Open University approval sets the stage for major changes in education

machogu-ezekiel

Education Cabinet Secretary, Ezekiel Machogu. FILE PHOTO | NMG

On July 6, 2023, the National Assembly approved the request by the Cabinet Secretary for Education for the establishment of the Open University of Kenya.

The decision marked a critical juncture in the quest of the country to have an open University.

The importance of an open university can be gleaned from the slogan for the Open University of the UK, which seeks to be “open to people, open to places; open to methods, and open to ideas.”

Making education open and thus accessible is the hallmark of any open university.

The Universities Act has a provision recognising that Kenya needs an open university as a specialised institution offering programmes through distance and e-learning modes.

However, since the enactment of this law in 2012, this provision has never been operationalised.

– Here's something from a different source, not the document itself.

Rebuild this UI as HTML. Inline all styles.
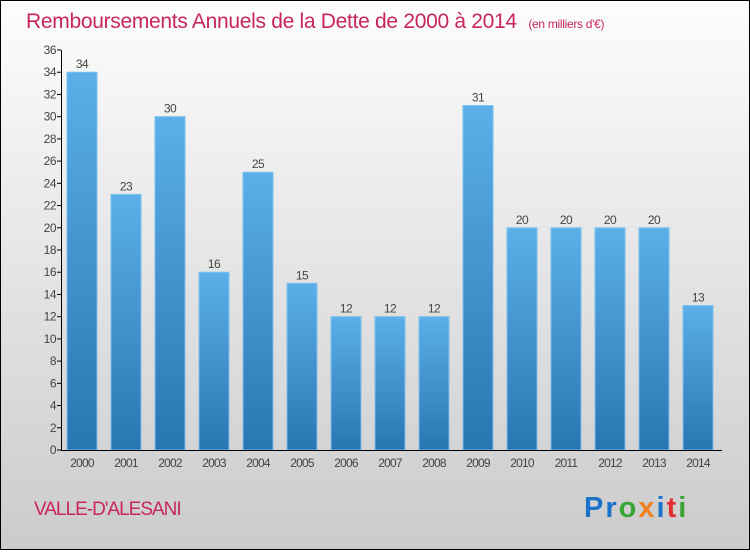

This is despite the stated intention to do so in previous policy documents and efforts by a committee appointed for that purpose.

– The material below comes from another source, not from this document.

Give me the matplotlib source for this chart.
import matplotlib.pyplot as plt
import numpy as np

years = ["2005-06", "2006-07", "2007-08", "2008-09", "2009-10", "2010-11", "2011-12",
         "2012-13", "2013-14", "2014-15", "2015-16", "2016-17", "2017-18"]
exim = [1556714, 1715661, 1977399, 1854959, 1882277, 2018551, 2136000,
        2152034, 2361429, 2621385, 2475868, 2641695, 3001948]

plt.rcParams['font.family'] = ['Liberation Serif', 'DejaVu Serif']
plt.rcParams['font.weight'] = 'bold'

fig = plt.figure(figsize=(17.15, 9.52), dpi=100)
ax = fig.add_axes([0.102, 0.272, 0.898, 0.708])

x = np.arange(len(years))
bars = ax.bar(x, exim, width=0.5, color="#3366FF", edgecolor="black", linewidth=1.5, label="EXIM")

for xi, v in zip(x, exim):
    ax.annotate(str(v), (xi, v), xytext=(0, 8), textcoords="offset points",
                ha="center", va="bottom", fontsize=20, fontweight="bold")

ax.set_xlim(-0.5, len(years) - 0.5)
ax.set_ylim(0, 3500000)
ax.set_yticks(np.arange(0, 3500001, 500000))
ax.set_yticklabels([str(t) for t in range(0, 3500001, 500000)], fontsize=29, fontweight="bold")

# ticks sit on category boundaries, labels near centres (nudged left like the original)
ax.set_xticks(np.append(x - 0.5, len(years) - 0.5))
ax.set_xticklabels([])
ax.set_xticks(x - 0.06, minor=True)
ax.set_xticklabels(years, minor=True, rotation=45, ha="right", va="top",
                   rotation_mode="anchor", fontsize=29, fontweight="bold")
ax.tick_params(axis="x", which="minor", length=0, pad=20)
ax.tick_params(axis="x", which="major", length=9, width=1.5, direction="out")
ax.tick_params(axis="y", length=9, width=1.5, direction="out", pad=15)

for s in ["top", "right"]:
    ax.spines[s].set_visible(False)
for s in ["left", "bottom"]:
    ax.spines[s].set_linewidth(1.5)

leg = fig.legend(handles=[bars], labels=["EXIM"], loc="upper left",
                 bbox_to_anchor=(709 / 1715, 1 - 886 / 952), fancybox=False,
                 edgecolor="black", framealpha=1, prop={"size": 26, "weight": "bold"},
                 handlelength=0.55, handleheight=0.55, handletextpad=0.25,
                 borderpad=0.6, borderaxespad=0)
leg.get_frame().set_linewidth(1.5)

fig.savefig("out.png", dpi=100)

In January, this year the Cabinet Secretary for Education appointed a Technical Working Committee to help actualise this desire by the country.

I had the privilege of serving as a member of the team that designed the kind of open university that Kenya needs, developed its constitutive documents and instruments, designed the initial programmes and also led the accreditation process.

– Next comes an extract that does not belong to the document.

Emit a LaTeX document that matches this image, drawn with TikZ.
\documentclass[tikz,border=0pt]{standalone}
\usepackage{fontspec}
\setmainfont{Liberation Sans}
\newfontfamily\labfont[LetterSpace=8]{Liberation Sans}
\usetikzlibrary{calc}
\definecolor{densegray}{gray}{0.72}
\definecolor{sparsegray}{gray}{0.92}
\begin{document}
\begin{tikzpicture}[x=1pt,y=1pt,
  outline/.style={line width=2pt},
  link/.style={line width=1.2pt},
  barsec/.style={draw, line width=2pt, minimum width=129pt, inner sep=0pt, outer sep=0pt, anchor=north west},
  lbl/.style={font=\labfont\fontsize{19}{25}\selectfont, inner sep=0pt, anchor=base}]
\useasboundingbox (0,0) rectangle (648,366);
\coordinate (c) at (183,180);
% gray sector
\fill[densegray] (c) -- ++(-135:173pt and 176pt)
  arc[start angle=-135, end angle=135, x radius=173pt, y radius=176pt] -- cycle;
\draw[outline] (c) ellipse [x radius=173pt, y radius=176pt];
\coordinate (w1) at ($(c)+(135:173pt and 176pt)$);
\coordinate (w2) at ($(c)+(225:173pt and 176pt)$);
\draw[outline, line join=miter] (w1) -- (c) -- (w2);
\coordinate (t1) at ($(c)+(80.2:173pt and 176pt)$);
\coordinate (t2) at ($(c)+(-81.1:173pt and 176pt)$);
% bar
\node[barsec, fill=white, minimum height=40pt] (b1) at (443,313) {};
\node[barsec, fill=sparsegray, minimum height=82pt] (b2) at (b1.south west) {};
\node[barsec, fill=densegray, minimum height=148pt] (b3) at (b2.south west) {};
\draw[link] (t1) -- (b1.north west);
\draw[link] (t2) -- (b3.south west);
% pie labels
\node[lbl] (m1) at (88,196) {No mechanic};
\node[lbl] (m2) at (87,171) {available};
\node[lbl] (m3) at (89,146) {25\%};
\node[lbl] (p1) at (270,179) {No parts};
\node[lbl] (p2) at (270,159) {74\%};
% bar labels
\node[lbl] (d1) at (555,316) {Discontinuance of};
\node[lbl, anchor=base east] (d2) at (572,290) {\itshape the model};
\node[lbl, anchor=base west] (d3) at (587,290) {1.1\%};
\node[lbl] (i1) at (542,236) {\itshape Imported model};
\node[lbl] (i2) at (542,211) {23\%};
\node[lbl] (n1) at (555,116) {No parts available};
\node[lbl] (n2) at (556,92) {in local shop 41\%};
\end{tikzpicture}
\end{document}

The process revealed the innovations that university education will require to respond to the digital era.

First is the nature of learning. From a lecturer-focused approach, where the teacher is king, the world is moving to a learner-centred approach.

The second is the adoption of the flipped-classroom pedagogical model, where materials are introduced outside the formal classrooms with the class being the space for application, deeper interrogation and inquiry.

The deployment of technology in the learning process is critical. We spent a lot of time developing learning modules and digitising the content to enable their application and utilisation in the e-learning model.

This should be distinguished from what a lot of institutions adopted following the Covid-19 pandemic, which is more about emergency remote learning where we apply technology to essentially deliver physical classes.

The Open University seeks to have a truly online experience.

It sets the stage for fundamental change in university education. Changes that call for greater innovation and adaptation. One such area will be in ensuring quality.

Despite the experience with online learning for three years now, there are still concerns about quality assurance. Mechanisms to guarantee integrity, especially of assessment are limited and expensive.

A way out may be to borrow from the competence-based curriculum, which requires a move away from examinations to assessments.

The writer is a law professor at the University of Nairobi.